Mental health stories aren’t all doom and gloom though, quite the opposite in my case. The highs are filled with liberating disinhibition, euphoria, racing and creative thoughts, wild and wondrous nights out and watching the fruits bloom from some of the ambitious projects I kicked off when feeling high.

But these manic thoughts and behaviours are unsustainable and lead to overexertion and falling back into the volcano. All of a sudden there are voices saying; “what have I done, what was I thinking?” Self-sabotage starts all over again. This is exactly what happened around VSGD LIVE! and it nearly ended my relationship. I had become almost impossible to live with. I had a complete loss of insight as to the effect my behaviour was having on others. Drink became my go-to and I was seeking out busyness to drown out the voices again. I had become volatile even at work and found myself being encouraged to have time off from my very supportive employers. Crying uncontrollably and ashamedly to my GP on the phone, the cycle started again.

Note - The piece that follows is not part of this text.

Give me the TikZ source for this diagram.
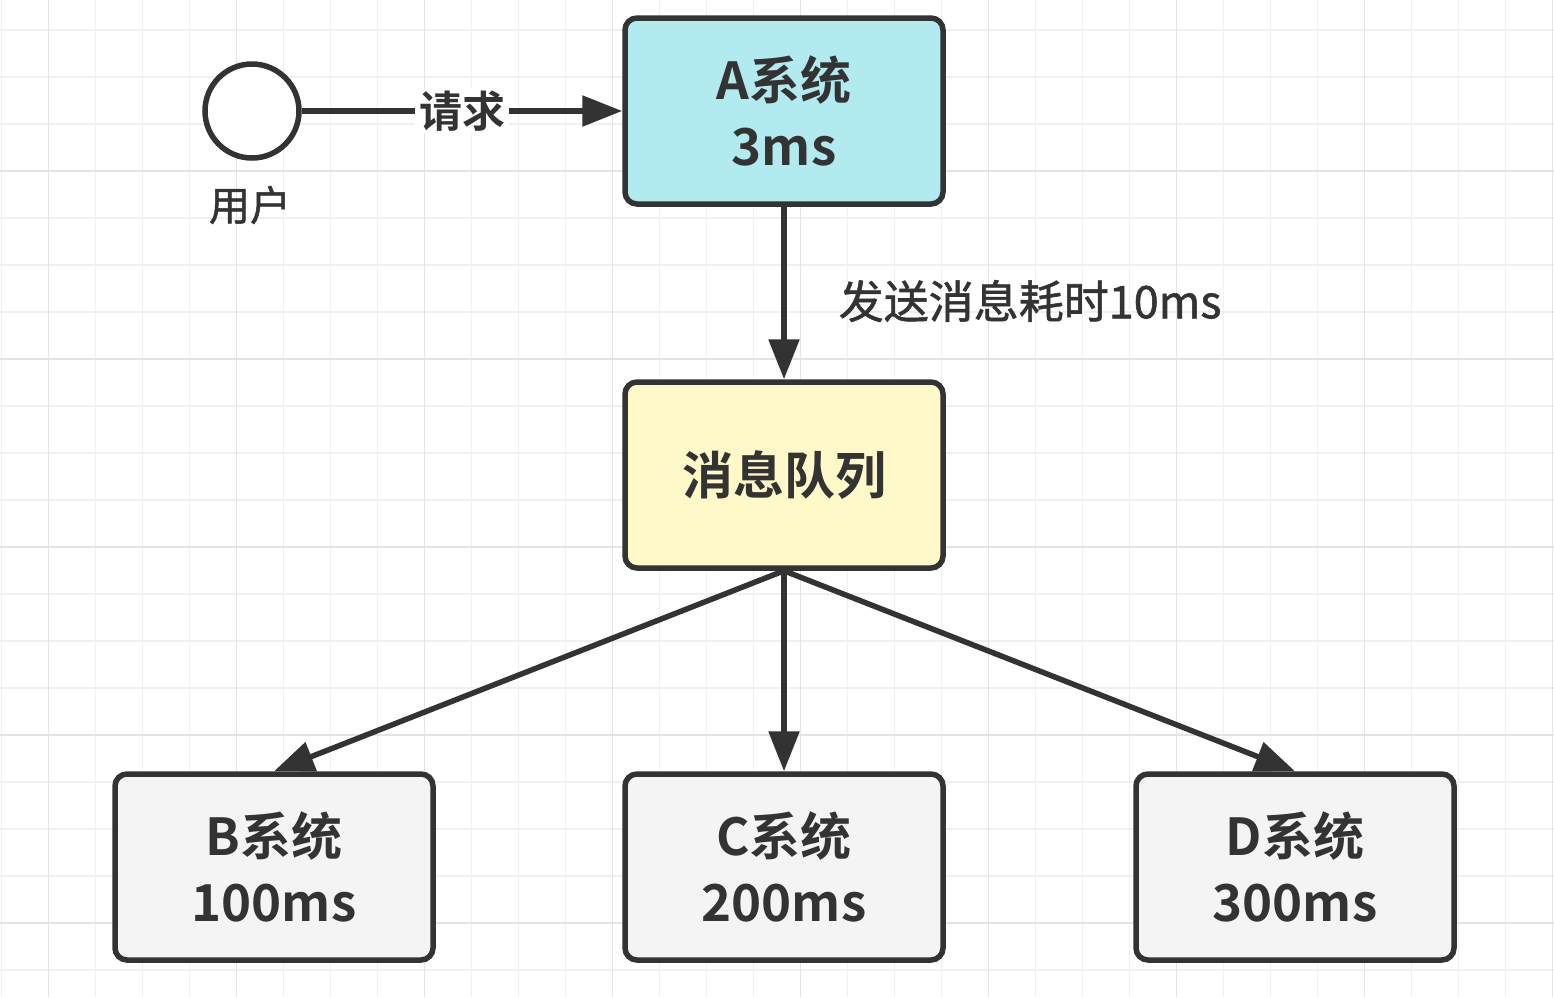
\documentclass[tikz,border=0pt]{standalone}
\usepackage{fontspec}
\setmainfont{Noto Sans CJK SC}[BoldFont={Noto Sans CJK SC Bold}]
\newfontfamily\medfont{Noto Sans CJK SC}[FakeBold=1.2]
\usetikzlibrary{arrows.meta}
\definecolor{ink}{HTML}{333333}
\definecolor{afill}{HTML}{B1EAEF}
\definecolor{qfill}{HTML}{FFF8C8}
\definecolor{gfill}{HTML}{F4F4F4}
\definecolor{gminor}{HTML}{F0F0F0}
\definecolor{gmajor}{HTML}{E4E4E4}
\tikzset{
  sysbox/.style={draw=ink, line width=5.5pt, rounded corners=12pt, minimum width=318pt, minimum height=186pt, inner sep=0pt, align=center, text=ink, font=\bfseries\fontsize{51}{66}\selectfont},
  conn/.style={draw=ink, line width=5.5pt, -{Triangle[length=40pt,width=30pt]}},
  lbl/.style={text=ink, inner sep=2pt},
}
\begin{document}
\begin{tikzpicture}[x=1pt,y=-1pt]
\useasboundingbox (0,0) rectangle (1554,997);
\fill[white] (0,0) rectangle (1554,997);
% grid
\foreach \i in {0,...,33} {
  \pgfmathsetmacro{\xx}{1.7+47*\i}
  \draw[gminor, line width=1.3pt] (\xx,0) -- (\xx,997);
}
\foreach \i in {0,...,22} {
  \pgfmathsetmacro{\yy}{-17+47*\i}
  \draw[gminor, line width=1.3pt] (0,\yy) -- (1554,\yy);
}
\foreach \i in {0,...,8} {
  \pgfmathsetmacro{\xx}{48.7+188*\i}
  \draw[gmajor, line width=1.3pt] (\xx,0) -- (\xx,997);
}
\foreach \i in {0,...,5} {
  \pgfmathsetmacro{\yy}{171+188*\i}
  \draw[gmajor, line width=1.3pt] (0,\yy) -- (1554,\yy);
}
% nodes
\node[circle, draw=ink, fill=white, line width=5.5pt, minimum size=94pt, inner sep=0pt] (user) at (252,111) {};
\node[lbl, font=\medfont\fontsize{41}{48}\selectfont] (userlbl) at (250,205) {用户};
\node[sysbox, fill=afill] (a) at (784,111) {A系统\\3ms};
\node[sysbox, fill=qfill] (q) at (784,475) {消息队列};
\node[sysbox, fill=gfill] (b) at (274,867) {B系统\\100ms};
\node[sysbox, fill=gfill] (c) at (784,867) {C系统\\200ms};
\node[sysbox, fill=gfill] (d) at (1295,867) {D系统\\300ms};
% connectors
\draw[conn] (user.east) -- node[lbl, fill=white, font=\bfseries\fontsize{43}{48}\selectfont, inner xsep=4pt] (req) {请求} (a.west);
\draw[conn] (a.south) -- node[lbl, anchor=west, xshift=50pt, yshift=-8pt, font=\medfont\fontsize{45}{52}\selectfont] (send) {发送消息耗时10ms} (q.north);
\draw[conn] (q.south) -- (b.north);
\draw[conn] (q.south) -- (c.north);
\draw[conn] (q.south) -- (d.north);
\end{tikzpicture}
\end{document}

I am now a freelancer so I feel even more responsible for my conduct and self-care. Over the past year I have worked alongside an incredible psychologist and psychiatrist duo to help identify my potential causes and triggers and devise practical ways to manage my moods. My fiancé has also joined me for some of these sessions as he struggles to understand this part of me. This is ok, one person cannot be the Swiss army knife to all my needs. The F word has also been raised (family), but if I am honest I am scared that if I cannot look after myself, how can I look after someone else? What if I pass on this pain? This conversation is a work in progress.

Wounded healers need help too

As healthcare professionals I think this voice has an added dimension. We feel that as the care-givers and healers we cannot afford to be sick. Having attended the NHS Wounded Healer Summit, this phenomenon happens in all caregivers. The doctor turned comedian and author Adam Kay summed it up nicely: “We have failed to acknowledge that we are human. Doctors are humans who make mistakes, get sick and get sad. This needs to change.” Many echoed this sentiment but also challenged the stigma that we as professionals also might bring into the room. I certainly can vouch for the stigma that I will have undoubtedly created in the past, albeit unknowingly.

“Before we are doctors we are people. We bring in our prejudice and stigma. Mental health is our last taboo. We need to look at our views and beliefs too. We have failed to acknowledge that we are human. Doctors are humans who make mistakes, get sick and get sad. This needs to change,” delegate at Wounded Healer Summit.

At times I feel fortunate to experience what I do in my mind. Some of the rainbows after the rain as I like to call them. By feeling and experiencing what I have, my empathy for others has grown. The manic highs can often be part of great things such as founding Vets Stay Go Diversify. They remind me that I’m beautifully human and I’m not a robot and that big mental health moments have acted as important pivot points for me to reevaluate what I want to do and why. Be them in the phases of my hypomania or my depression.

I lost a tooth somewhere between the highs and the lows and now every day I notice the gap between my teeth. A constant reminder that self-care comes first. Not long ago I had my last session with my psychologist. I didn’t want our session to end and held back my tears as I thanked her. Could I really cope without her unwavering professional support? With her kind eyes welling a little too, she said, “You’ve got this” and do you know what? I think for now I have.